The tone and context of each story is ideal. First they get a different but equally apt context for each situation. Robin dates a co-worker, Lily and Marshall get too close to their neighbours and Barney seduces the one woman who is always at his bar. Each situation plays into the characters traits and showcases a different scenario for the platinum rule to work. We know Robin is uncertain about commitment and so her clingy boyfriend is an ideal choice for her. And while Lily and Marshall’s dilemma is more serious and comes from their desire to be good neighbours, Barney’s is frivolous and comes from his own selfishness.

Then the storytelling itself is both clever and rings very true.
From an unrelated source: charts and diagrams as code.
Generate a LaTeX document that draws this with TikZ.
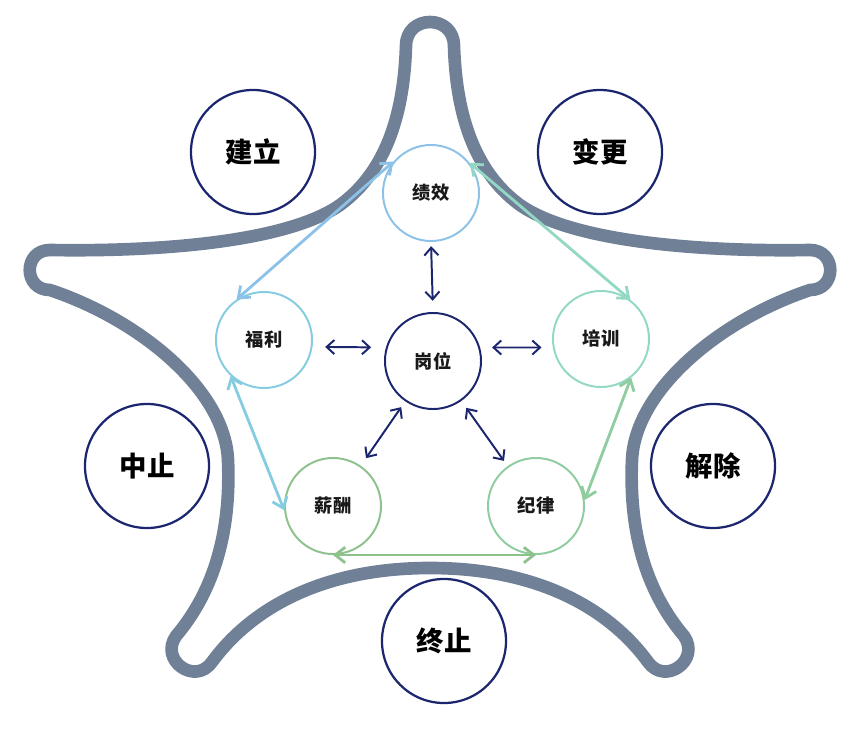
\documentclass[tikz,border=0pt]{standalone}
\usepackage{fontspec}
\setmainfont{Noto Sans CJK SC}
\usepackage{xcolor}
\usepackage{tikz}
\usetikzlibrary{arrows.meta}
\definecolor{navy}{RGB}{28,38,110}
\definecolor{slate}{RGB}{112,128,150}
\definecolor{skyc}{RGB}{140,194,232}
\definecolor{aquac}{RGB}{134,204,224}
\definecolor{mintc}{RGB}{146,216,196}
\definecolor{leafc}{RGB}{143,204,160}
\definecolor{grassc}{RGB}{141,194,140}
\tikzset{
    outer/.style={circle, draw=navy, line width=1.6pt, minimum size=3.1cm, text=black, font=\fontsize{19.5}{19.5}\selectfont\bfseries},
    inner/.style={circle, line width=1.4pt, minimum size=2.4cm, text=black!90, font=\fontsize{13}{13}\selectfont\bfseries},
    link/.style={draw, {Straight Barb[length=7pt,width=11pt]}-{Straight Barb[length=7pt,width=11pt]}, line width=2pt},
    pair/.style={draw=navy, {Straight Barb[length=5.5pt,width=10pt]}-{Straight Barb[length=5.5pt,width=10pt]}, line width=1.4pt}
}

\begin{document}
\begin{tikzpicture}[x=0.025cm, y=-0.025cm]
    \useasboundingbox (0,0) rectangle (849,729);
    % star outline
    \draw[slate, line width=9pt, line join=round]
        (406,46) .. controls (404,110) and (388,170) .. (340,205)
        .. controls (290,240) and (170,252) .. (50,250)
        .. controls (23,250) and (23,290) .. (50,290)
        .. controls (140,320) and (225,390) .. (228,460)
        .. controls (231,530) and (215,590) .. (176,636)
        .. controls (159,660) and (195,686) .. (212,662)
        .. controls (250,610) and (320,568) .. (430,568)
        .. controls (540,568) and (610,610) .. (648,662)
        .. controls (665,686) and (701,660) .. (684,636)
        .. controls (645,590) and (629,530) .. (632,460)
        .. controls (635,390) and (720,320) .. (810,290)
        .. controls (837,290) and (837,250) .. (810,250)
        .. controls (690,252) and (570,240) .. (520,205)
        .. controls (472,170) and (456,110) .. (454,46)
        .. controls (454,14) and (406,14) .. cycle;
    % outer stages
    \node[outer] (est) at (253,152) {建立};
    \node[outer] (chg) at (600,152) {变更};
    \node[outer] (pause) at (147,466) {中止};
    \node[outer] (dis) at (713,466) {解除};
    \node[outer] (term) at (444,641) {终止};
    % centre
    \node[inner, draw=navy] (post) at (433,361) {岗位};
    % ring of five
    \node[inner, draw=skyc] (perf) at (431,193) {绩效};
    \node[inner, draw=mintc] (train) at (601,339) {培训};
    \node[inner, draw=leafc] (disc) at (536,506) {纪律};
    \node[inner, draw=grassc] (pay) at (333,506) {薪酬};
    \node[inner, draw=aquac] (welf) at (264,340) {福利};
    
    \draw[link, skyc] (welf.124) -- (perf.140);
    \draw[link, mintc] (perf.38) -- (train.53);
    \draw[link, leafc] (train.308) -- (disc.7);
    \draw[link, grassc] (disc.270) -- (pay.270);
    \draw[link, aquac] (pay.185) -- (welf.227);
    
    \draw[pair, shorten <=3pt, shorten >=8pt] (perf.south) -- (post.north);
    \draw[pair, shorten <=9pt, shorten >=10.5pt] (welf.-8) -- (post.164);
    \draw[pair, shorten <=8.5pt, shorten >=8pt] (post.16) -- (train.190);
    \draw[pair, shorten <=5pt, shorten >=6.5pt] (post) -- (pay);
    \draw[pair, shorten <=6pt, shorten >=4.5pt] (post) -- (disc);
\end{tikzpicture}
\end{document}
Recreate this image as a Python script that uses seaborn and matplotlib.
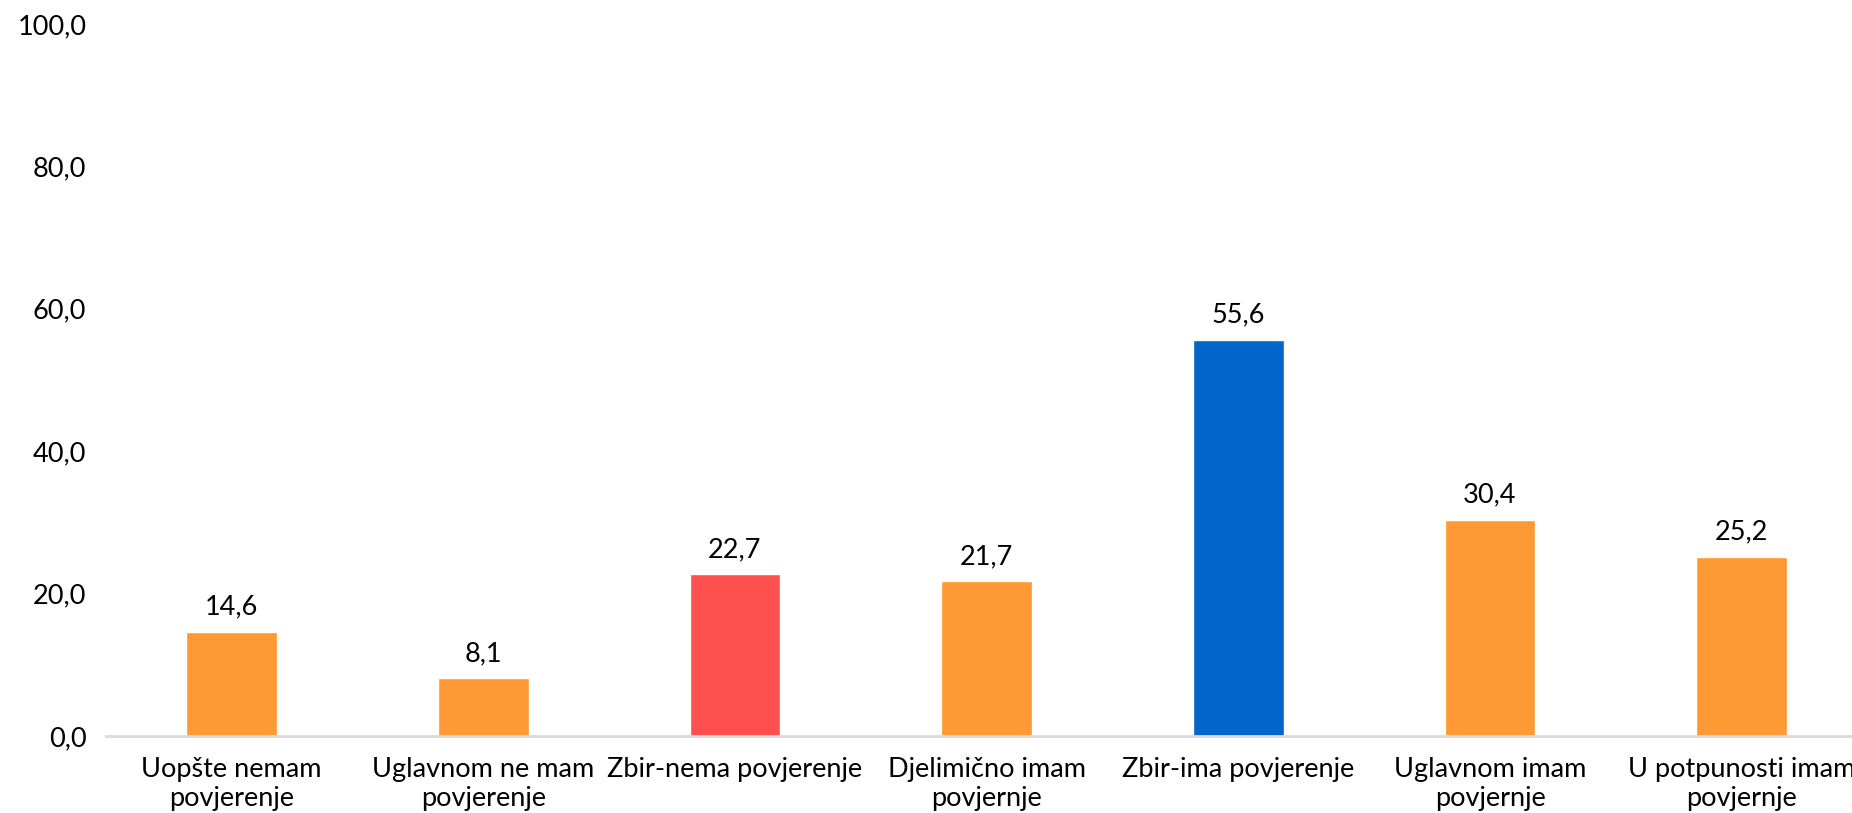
import matplotlib
matplotlib.use('Agg')
import matplotlib.pyplot as plt
import seaborn as sns
import pandas as pd

# Chart data
categories = ['Uopšte nemam\npovjerenje', 'Uglavnom ne mam\npovjerenje', 'Zbir-nema povjerenje',
              'Djelimično imam\npovjernje', 'Zbir-ima povjerenje', 'Uglavnom imam\npovjernje',
              'U potpunosti imam\npovjernje']
values = [14.6, 8.1, 22.7, 21.7, 55.6, 30.4, 25.2]
bar_colors = ['#FF9933', '#FF9933', '#FF5050', '#FF9933', '#0066CC', '#FF9933', '#FF9933']
y_ticks = [0, 20, 40, 60, 80, 100]

df = pd.DataFrame({'category': categories, 'value': values})

sns.set_style('white')
plt.rcParams['font.family'] = ['Lato', 'DejaVu Sans']

fig = plt.figure(figsize=(18.52, 8.13), dpi=100)
ax = fig.add_axes([0.0571, 0.0947, 0.9513, 0.8758])

sns.barplot(data=df, x='category', y='value', hue='category', palette=bar_colors,
            legend=False, width=0.36, saturation=1, ax=ax)

# Data labels with decimal comma
for container, v in zip(ax.containers, values):
    ax.bar_label(container, labels=[f'{v:.1f}'.replace('.', ',')], padding=9, fontsize=19.5, color='black')

ax.set_ylim(0, 100)
ax.set_yticks(y_ticks)
ax.set_yticklabels([f'{t:.1f}'.replace('.', ',') for t in y_ticks])
ax.set_xlim(-0.5, len(categories) - 0.5)
ax.set_xlabel('')
ax.set_ylabel('')
ax.tick_params(axis='y', length=0, pad=14, labelsize=19.5, labelcolor='black')
ax.tick_params(axis='x', length=0, pad=15, labelsize=19.5, labelcolor='black')
for lbl in ax.get_xticklabels():
    lbl.set_linespacing(1.2)

for side in ['top', 'right', 'left']:
    ax.spines[side].set_visible(False)
ax.spines['bottom'].set_color('#D9D9D9')
ax.spines['bottom'].set_linewidth(2)

fig.savefig('out.png', dpi=100)
plt.close()
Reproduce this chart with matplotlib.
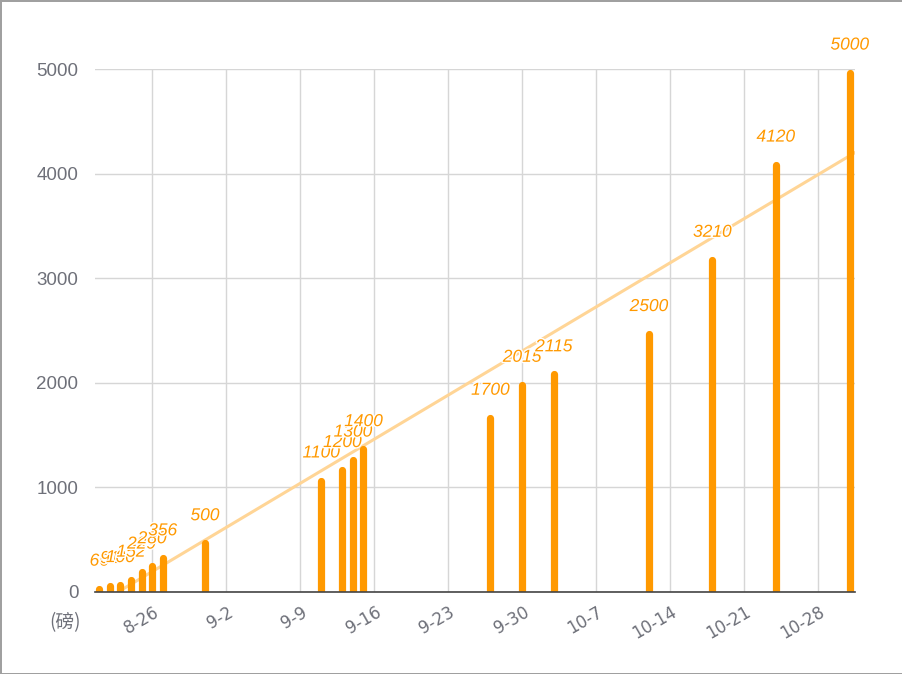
import numpy as np
import pandas as pd
import matplotlib
matplotlib.use("Agg")
import matplotlib.pyplot as plt
import matplotlib.dates as mdates
import matplotlib.transforms as mtransforms
import matplotlib.patheffects as pe

# weight log (pounds) per date
dates = ["2019-08-21", "2019-08-22", "2019-08-23", "2019-08-24", "2019-08-25",
         "2019-08-26", "2019-08-27", "2019-08-31", "2019-09-11", "2019-09-13",
         "2019-09-14", "2019-09-15", "2019-09-27", "2019-09-30", "2019-10-03",
         "2019-10-12", "2019-10-18", "2019-10-24", "2019-10-31"]
values = [66, 91, 100, 152, 229, 280, 356, 500, 1100, 1200,
          1300, 1400, 1700, 2015, 2115, 2500, 3210, 4120, 5000]
y_ticks = [0, 1000, 2000, 3000, 4000, 5000]
unit_label = "(磅)"

bar_color = "#ff9900"
trend_color = "#ffd596"
grid_color = "#d6d6d6"
text_gray = "#6e7079"

x = pd.to_datetime(dates)
xnum = mdates.date2num(x)
vals = np.array(values, dtype=float)

fig = plt.figure(figsize=(9.03, 6.74), dpi=100)
fig.patch.set_edgecolor("#a0a0a0")
fig.patch.set_linewidth(2)
ax = fig.add_axes([95 / 903, 82 / 674, 760 / 903, 523 / 674])

ax.set_xlim(xnum[0] - 0.4, xnum[-1] + 0.5)
ax.set_ylim(0, 5000)

# linear trend fitted to the points, spanning the whole axis
k, b = np.polyfit(xnum, vals, 1)
tx = np.array(ax.get_xlim())
ax.plot(tx, k * tx + b, color=trend_color, linewidth=2.2, zorder=2)

# bars with rounded tops; pull the line end down by the cap radius
bar_lw = 5.2
ax_h_px = ax.get_position().height * fig.get_figheight() * fig.dpi
cap = (bar_lw / 2 * fig.dpi / 72) * 5000 / ax_h_px
ax.vlines(xnum, 0, vals - cap, colors=bar_color, linewidth=bar_lw,
          capstyle="round", zorder=3)

for xi, v in zip(xnum, values):
    ax.annotate(str(v), (xi, v), xytext=(0, 14), textcoords="offset points",
                ha="center", va="baseline", color=bar_color, fontsize=12.5,
                family="Liberation Sans", style="italic", zorder=5,
                annotation_clip=False,
                path_effects=[pe.withStroke(linewidth=2, foreground="white")])

ax.set_yticks(y_ticks)
ax.xaxis.set_major_locator(mdates.WeekdayLocator(byweekday=mdates.MO))
ax.xaxis.set_major_formatter(plt.FuncFormatter(
    lambda v, pos: "{}-{}".format(mdates.num2date(v).month, mdates.num2date(v).day)))

ax.grid(True, color=grid_color, linewidth=1)
ax.set_axisbelow(True)
for s in ["top", "right", "left"]:
    ax.spines[s].set_visible(False)
ax.spines["bottom"].set_color("#444444")
ax.spines["bottom"].set_linewidth(1.2)
ax.spines["bottom"].set_zorder(4)

ax.tick_params(axis="y", length=0, pad=12, labelcolor=text_gray)
ax.tick_params(axis="x", length=0, pad=8, labelcolor=text_gray)
for lbl in ax.get_yticklabels():
    lbl.set_family("Liberation Sans")
    lbl.set_fontsize(13.5)

shift = mtransforms.ScaledTranslation(10 / 100, 0, fig.dpi_scale_trans)
for lbl in ax.get_xticklabels():
    lbl.set_rotation(30)
    lbl.set_ha("right")
    lbl.set_fontsize(12)
    lbl.set_transform(lbl.get_transform() + shift)

ax.text(-0.039, -0.059, unit_label, transform=ax.transAxes, ha="center",
        va="center", color=text_gray, fontsize=13.5,
        family=["Noto Sans CJK SC", "DejaVu Sans"])

plt.savefig("out.png", dpi=100)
At each stage the others warn one another off what they are about to do but nobody listens. It reflects real life beautifully where people’s current happiness often overrides their ability to imagine future problems. The jump from one scene to another going back in time is clever because it reinforces what Barney is saying. This is not just a silly rule he created, but one that the others can testify to.

The humour flows out of these stories very naturally though Barney of course dominates proceedings. He holds court magnificently, diving in front of the door to stop Ted leaving, wiping his hands after messing with Ted’s hair and explaining each stage with gusto. He has some great lines (see Comic Highlight) including asking what the opposite of name dropping is and breaking up with Wendy in the bluntest fashion possible. He milks his paranoia about Wendy poisoning him to good effect as well.

That paranoia is the perfect way to end the episode. Despite all the good points he has made, Barney didn’t actually face any fallout as he had been warning Ted to expect. So Barney remains the foolish one who can’t see the bigger picture. It is Ted, the “hero” of our story who steps in to tell the real end of the story. Which is that in most cases “Co-existence” is the end of the tale where time will help people get over their hurt.

The fact that this episode sets up another story featuring Stella (313) is the cherry on top of a fantastic piece of television.

The Bad: Sadly what this episode lacks, is what the whole show lacks, real laughter. Barney is near his best here, funny in almost all he does. But he is the only one who makes you laugh and the laughs are not as hard as classic sit coms should give you. But that is a criticism of the show more than this individual episode.

I suppose to be very real the “Iron Man” shouldn’t have walked away from the news desk on air. In real life one assumes he would have been more professional.

Comic Highlight: Barney is trapped, not able to hit on women in his own bar. He begins a fun metaphor about himself as King of the Jungle. He explains that his jungle is now his zoo where he is forced to mate with the same lioness again and again. Then the metaphor breaks down amusingly as he says “while families pay to watch.” He finishes with “Put a bell around my neck and scratch my belly kids. For I am just a docile house cat now.” And then a mournful “Meow!”

How I rate your episode: It is difficult to remember a show using its format and characters or indeed the very format of twenty two minutes of television to tell a story so effectively. Each character is given an appropriate context to play their part in the story, Barney provides the laughter and Ted gives us the conclusion which we can all relate to. There may be no belly laughs but in terms of storytelling this is…wait for it…awesome.